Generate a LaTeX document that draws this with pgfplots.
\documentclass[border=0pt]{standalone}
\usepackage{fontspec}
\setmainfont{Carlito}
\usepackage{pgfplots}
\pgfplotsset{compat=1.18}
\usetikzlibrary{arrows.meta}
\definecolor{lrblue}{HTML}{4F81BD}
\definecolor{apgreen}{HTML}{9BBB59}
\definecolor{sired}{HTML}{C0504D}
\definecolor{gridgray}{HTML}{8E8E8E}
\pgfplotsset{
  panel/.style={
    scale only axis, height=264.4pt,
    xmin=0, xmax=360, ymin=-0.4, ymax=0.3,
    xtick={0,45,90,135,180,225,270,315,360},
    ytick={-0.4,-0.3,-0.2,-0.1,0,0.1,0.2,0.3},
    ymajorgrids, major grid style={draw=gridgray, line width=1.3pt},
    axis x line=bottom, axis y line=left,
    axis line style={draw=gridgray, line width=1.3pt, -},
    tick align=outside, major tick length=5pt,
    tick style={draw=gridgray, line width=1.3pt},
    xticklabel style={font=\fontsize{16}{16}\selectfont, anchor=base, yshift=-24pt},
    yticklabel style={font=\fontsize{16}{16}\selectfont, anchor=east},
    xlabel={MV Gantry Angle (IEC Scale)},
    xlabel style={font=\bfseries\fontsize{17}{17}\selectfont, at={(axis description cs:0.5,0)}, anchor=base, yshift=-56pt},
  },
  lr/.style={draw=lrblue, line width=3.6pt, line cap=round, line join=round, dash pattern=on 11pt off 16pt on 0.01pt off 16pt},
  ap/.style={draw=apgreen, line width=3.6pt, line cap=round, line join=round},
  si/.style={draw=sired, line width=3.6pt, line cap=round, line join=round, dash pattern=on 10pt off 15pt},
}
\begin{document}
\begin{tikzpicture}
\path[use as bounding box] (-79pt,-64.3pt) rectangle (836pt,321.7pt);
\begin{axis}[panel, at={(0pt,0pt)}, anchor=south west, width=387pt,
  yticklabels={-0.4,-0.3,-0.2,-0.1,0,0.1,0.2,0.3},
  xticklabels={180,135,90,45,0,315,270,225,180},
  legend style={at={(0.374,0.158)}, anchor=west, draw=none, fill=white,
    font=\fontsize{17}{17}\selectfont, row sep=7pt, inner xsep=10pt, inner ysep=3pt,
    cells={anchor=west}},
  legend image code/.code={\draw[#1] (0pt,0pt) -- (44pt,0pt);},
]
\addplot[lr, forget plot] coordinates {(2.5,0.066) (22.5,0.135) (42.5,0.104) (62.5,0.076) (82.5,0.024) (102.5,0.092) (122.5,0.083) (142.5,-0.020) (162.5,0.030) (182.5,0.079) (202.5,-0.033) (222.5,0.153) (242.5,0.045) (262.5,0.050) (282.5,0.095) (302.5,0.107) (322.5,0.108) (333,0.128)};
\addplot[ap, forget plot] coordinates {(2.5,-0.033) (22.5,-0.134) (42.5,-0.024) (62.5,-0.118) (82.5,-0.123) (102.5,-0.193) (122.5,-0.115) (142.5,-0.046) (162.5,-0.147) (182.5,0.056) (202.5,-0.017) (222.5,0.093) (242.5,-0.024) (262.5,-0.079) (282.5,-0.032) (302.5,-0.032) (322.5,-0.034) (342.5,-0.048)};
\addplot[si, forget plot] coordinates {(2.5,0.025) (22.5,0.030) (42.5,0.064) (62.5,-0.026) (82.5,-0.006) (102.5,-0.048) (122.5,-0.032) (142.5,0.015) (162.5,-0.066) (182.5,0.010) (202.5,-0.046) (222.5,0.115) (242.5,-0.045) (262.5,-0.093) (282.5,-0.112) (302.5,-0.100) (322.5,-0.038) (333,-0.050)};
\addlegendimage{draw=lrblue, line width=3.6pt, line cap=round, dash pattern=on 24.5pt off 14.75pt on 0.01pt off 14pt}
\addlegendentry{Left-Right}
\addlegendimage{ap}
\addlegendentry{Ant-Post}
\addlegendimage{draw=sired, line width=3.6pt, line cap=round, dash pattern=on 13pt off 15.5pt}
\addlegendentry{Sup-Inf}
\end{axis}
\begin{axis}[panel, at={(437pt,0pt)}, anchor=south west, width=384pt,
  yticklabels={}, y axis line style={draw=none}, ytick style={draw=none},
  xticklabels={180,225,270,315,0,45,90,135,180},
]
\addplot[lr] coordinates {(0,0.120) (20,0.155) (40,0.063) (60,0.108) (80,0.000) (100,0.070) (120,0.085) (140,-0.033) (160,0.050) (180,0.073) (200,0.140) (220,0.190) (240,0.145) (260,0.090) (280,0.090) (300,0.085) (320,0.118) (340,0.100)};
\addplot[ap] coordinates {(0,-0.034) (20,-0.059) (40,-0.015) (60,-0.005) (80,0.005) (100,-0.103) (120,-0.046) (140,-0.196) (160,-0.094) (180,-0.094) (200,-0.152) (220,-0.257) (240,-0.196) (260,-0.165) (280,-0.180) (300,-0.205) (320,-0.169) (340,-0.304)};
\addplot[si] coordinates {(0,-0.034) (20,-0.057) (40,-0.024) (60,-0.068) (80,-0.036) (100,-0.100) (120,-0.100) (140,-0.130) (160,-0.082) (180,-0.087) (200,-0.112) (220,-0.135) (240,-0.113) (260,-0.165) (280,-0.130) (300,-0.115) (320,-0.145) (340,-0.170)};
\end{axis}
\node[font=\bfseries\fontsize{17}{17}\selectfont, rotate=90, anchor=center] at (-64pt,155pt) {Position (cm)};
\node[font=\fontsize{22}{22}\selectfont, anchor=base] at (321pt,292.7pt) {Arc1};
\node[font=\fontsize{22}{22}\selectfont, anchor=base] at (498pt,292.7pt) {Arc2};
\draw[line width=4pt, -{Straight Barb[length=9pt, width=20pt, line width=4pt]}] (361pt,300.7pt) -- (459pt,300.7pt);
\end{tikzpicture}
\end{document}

* **TASK OBJECTIVE**: Write out each line of the data above again, exactly as given.

* **FULL SOLUTION**:
Generate a LaTeX document that draws this with pgfplots.
\documentclass[border=0pt]{standalone}
\usepackage{fontspec}
\setmainfont{Carlito}
\usepackage{pgfplots}
\pgfplotsset{compat=1.18}
\usetikzlibrary{arrows.meta}
\definecolor{lrblue}{HTML}{4F81BD}
\definecolor{apgreen}{HTML}{9BBB59}
\definecolor{sired}{HTML}{C0504D}
\definecolor{gridgray}{HTML}{8E8E8E}
\pgfplotsset{
  panel/.style={
    scale only axis, height=264.4pt,
    xmin=0, xmax=360, ymin=-0.4, ymax=0.3,
    xtick={0,45,90,135,180,225,270,315,360},
    ytick={-0.4,-0.3,-0.2,-0.1,0,0.1,0.2,0.3},
    ymajorgrids, major grid style={draw=gridgray, line width=1.3pt},
    axis x line=bottom, axis y line=left,
    axis line style={draw=gridgray, line width=1.3pt, -},
    tick align=outside, major tick length=5pt,
    tick style={draw=gridgray, line width=1.3pt},
    xticklabel style={font=\fontsize{16}{16}\selectfont, anchor=base, yshift=-24pt},
    yticklabel style={font=\fontsize{16}{16}\selectfont, anchor=east},
    xlabel={MV Gantry Angle (IEC Scale)},
    xlabel style={font=\bfseries\fontsize{17}{17}\selectfont, at={(axis description cs:0.5,0)}, anchor=base, yshift=-56pt},
  },
  lr/.style={draw=lrblue, line width=3.6pt, line cap=round, line join=round, dash pattern=on 11pt off 16pt on 0.01pt off 16pt},
  ap/.style={draw=apgreen, line width=3.6pt, line cap=round, line join=round},
  si/.style={draw=sired, line width=3.6pt, line cap=round, line join=round, dash pattern=on 10pt off 15pt},
}
\begin{document}
\begin{tikzpicture}
\path[use as bounding box] (-79pt,-64.3pt) rectangle (836pt,321.7pt);
\begin{axis}[panel, at={(0pt,0pt)}, anchor=south west, width=387pt,
  yticklabels={-0.4,-0.3,-0.2,-0.1,0,0.1,0.2,0.3},
  xticklabels={180,135,90,45,0,315,270,225,180},
  legend style={at={(0.374,0.158)}, anchor=west, draw=none, fill=white,
    font=\fontsize{17}{17}\selectfont, row sep=7pt, inner xsep=10pt, inner ysep=3pt,
    cells={anchor=west}},
  legend image code/.code={\draw[#1] (0pt,0pt) -- (44pt,0pt);},
]
\addplot[lr, forget plot] coordinates {(2.5,0.066) (22.5,0.135) (42.5,0.104) (62.5,0.076) (82.5,0.024) (102.5,0.092) (122.5,0.083) (142.5,-0.020) (162.5,0.030) (182.5,0.079) (202.5,-0.033) (222.5,0.153) (242.5,0.045) (262.5,0.050) (282.5,0.095) (302.5,0.107) (322.5,0.108) (333,0.128)};
\addplot[ap, forget plot] coordinates {(2.5,-0.033) (22.5,-0.134) (42.5,-0.024) (62.5,-0.118) (82.5,-0.123) (102.5,-0.193) (122.5,-0.115) (142.5,-0.046) (162.5,-0.147) (182.5,0.056) (202.5,-0.017) (222.5,0.093) (242.5,-0.024) (262.5,-0.079) (282.5,-0.032) (302.5,-0.032) (322.5,-0.034) (342.5,-0.048)};
\addplot[si, forget plot] coordinates {(2.5,0.025) (22.5,0.030) (42.5,0.064) (62.5,-0.026) (82.5,-0.006) (102.5,-0.048) (122.5,-0.032) (142.5,0.015) (162.5,-0.066) (182.5,0.010) (202.5,-0.046) (222.5,0.115) (242.5,-0.045) (262.5,-0.093) (282.5,-0.112) (302.5,-0.100) (322.5,-0.038) (333,-0.050)};
\addlegendimage{draw=lrblue, line width=3.6pt, line cap=round, dash pattern=on 24.5pt off 14.75pt on 0.01pt off 14pt}
\addlegendentry{Left-Right}
\addlegendimage{ap}
\addlegendentry{Ant-Post}
\addlegendimage{draw=sired, line width=3.6pt, line cap=round, dash pattern=on 13pt off 15.5pt}
\addlegendentry{Sup-Inf}
\end{axis}
\begin{axis}[panel, at={(437pt,0pt)}, anchor=south west, width=384pt,
  yticklabels={}, y axis line style={draw=none}, ytick style={draw=none},
  xticklabels={180,225,270,315,0,45,90,135,180},
]
\addplot[lr] coordinates {(0,0.120) (20,0.155) (40,0.063) (60,0.108) (80,0.000) (100,0.070) (120,0.085) (140,-0.033) (160,0.050) (180,0.073) (200,0.140) (220,0.190) (240,0.145) (260,0.090) (280,0.090) (300,0.085) (320,0.118) (340,0.100)};
\addplot[ap] coordinates {(0,-0.034) (20,-0.059) (40,-0.015) (60,-0.005) (80,0.005) (100,-0.103) (120,-0.046) (140,-0.196) (160,-0.094) (180,-0.094) (200,-0.152) (220,-0.257) (240,-0.196) (260,-0.165) (280,-0.180) (300,-0.205) (320,-0.169) (340,-0.304)};
\addplot[si] coordinates {(0,-0.034) (20,-0.057) (40,-0.024) (60,-0.068) (80,-0.036) (100,-0.100) (120,-0.100) (140,-0.130) (160,-0.082) (180,-0.087) (200,-0.112) (220,-0.135) (240,-0.113) (260,-0.165) (280,-0.130) (300,-0.115) (320,-0.145) (340,-0.170)};
\end{axis}
\node[font=\bfseries\fontsize{17}{17}\selectfont, rotate=90, anchor=center] at (-64pt,155pt) {Position (cm)};
\node[font=\fontsize{22}{22}\selectfont, anchor=base] at (321pt,292.7pt) {Arc1};
\node[font=\fontsize{22}{22}\selectfont, anchor=base] at (498pt,292.7pt) {Arc2};
\draw[line width=4pt, -{Straight Barb[length=9pt, width=20pt, line width=4pt]}] (361pt,300.7pt) -- (459pt,300.7pt);
\end{tikzpicture}
\end{document}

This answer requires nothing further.